Convolutional neural network aproach for heart MurMur detection in auscultation signals using wavelet transform based features

Robertas Petrolis1, Renata Paukstaitiene1, Gabriele Rudokaite2, Andrius Macas3, Arturas Grigaliunas1, Algimantas Krisciukaitis1
1Department of Physics, Mathematics and Biophysics, Lithuanian University of Health Sciences., 2Lithuanian University of Health Sciences Department of Cardiology, 3Department of Anaesthesiology, Medical Academy, Lithuanian University of Health Sciences


Abstract

Experienced cardiologists classify heart auscultation signals with great agreement between each other, at the same time facing difficulties to precise verbally the key features used. Therefore, machine learning algorithms trained on experts annotated data could be a valuable tool for clinical decision support increasing reliability of cardiac diagnostics.

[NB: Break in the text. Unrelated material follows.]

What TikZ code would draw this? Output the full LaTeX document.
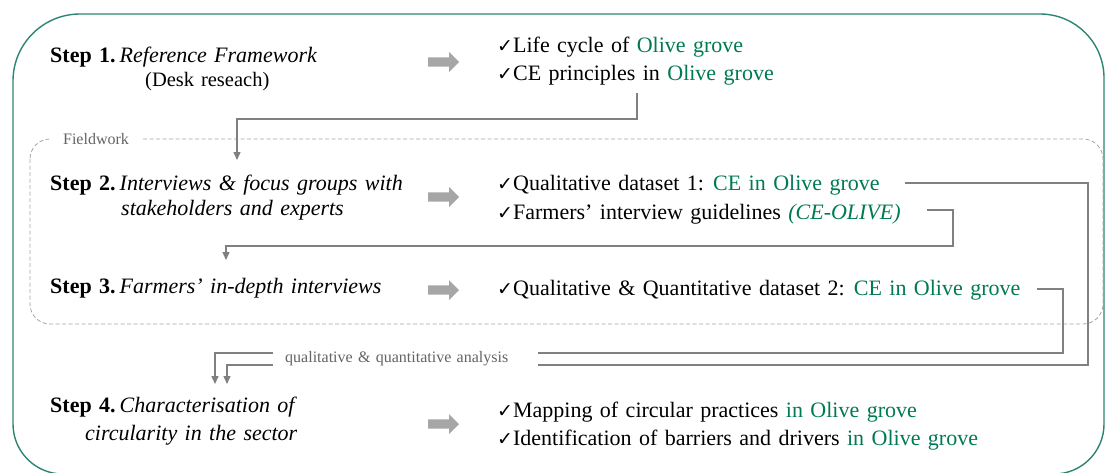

We propose here an algorithm for classification of cardiac auscultation signals where key-features are calculated by wavelet transform and the decision is made by convolutional neural network trained on the annotated George Moody PhysioNet Challenge 2022 dataset.

The heart auscultation signal contains strong beats representing cardiac valve closures and the MurMur sounds following, or even partially overlapping with beats. These key-components of the signal differ in time and frequency, therefore continuous wavelet transform (CWT) was proposed as the method for primary features formation. The result of CWT of randomly taken excerpt of the signal is two-dimensional array containing bold areas of high value estimates representing the strong beats and some areas of moderate values representing MurMur sounds, in case they are present. The differences in amplitude, time and frequency of the analyzed components are clearly visible in the representation of CWT result as a picture. Strong beat representations in these images give the time marks for the eventual representations of sought MurMur sounds. Therefore, we did not do the cardiocycle delineation, but use the whole signal calculating CWT results of sliding-overlapping windows of at least one cardiocycle length instead. For final analysis we use only few selected CWT-results per recording having lowest, non-zero entropy. In this way we get rid of noisy or corrupted signal parts. The convolutional neural network does the final classification.

The algorithm was tested on Challenge dataset showing sensitivity 0.83; specificity 0.71 and score 1087 during unofficial phase.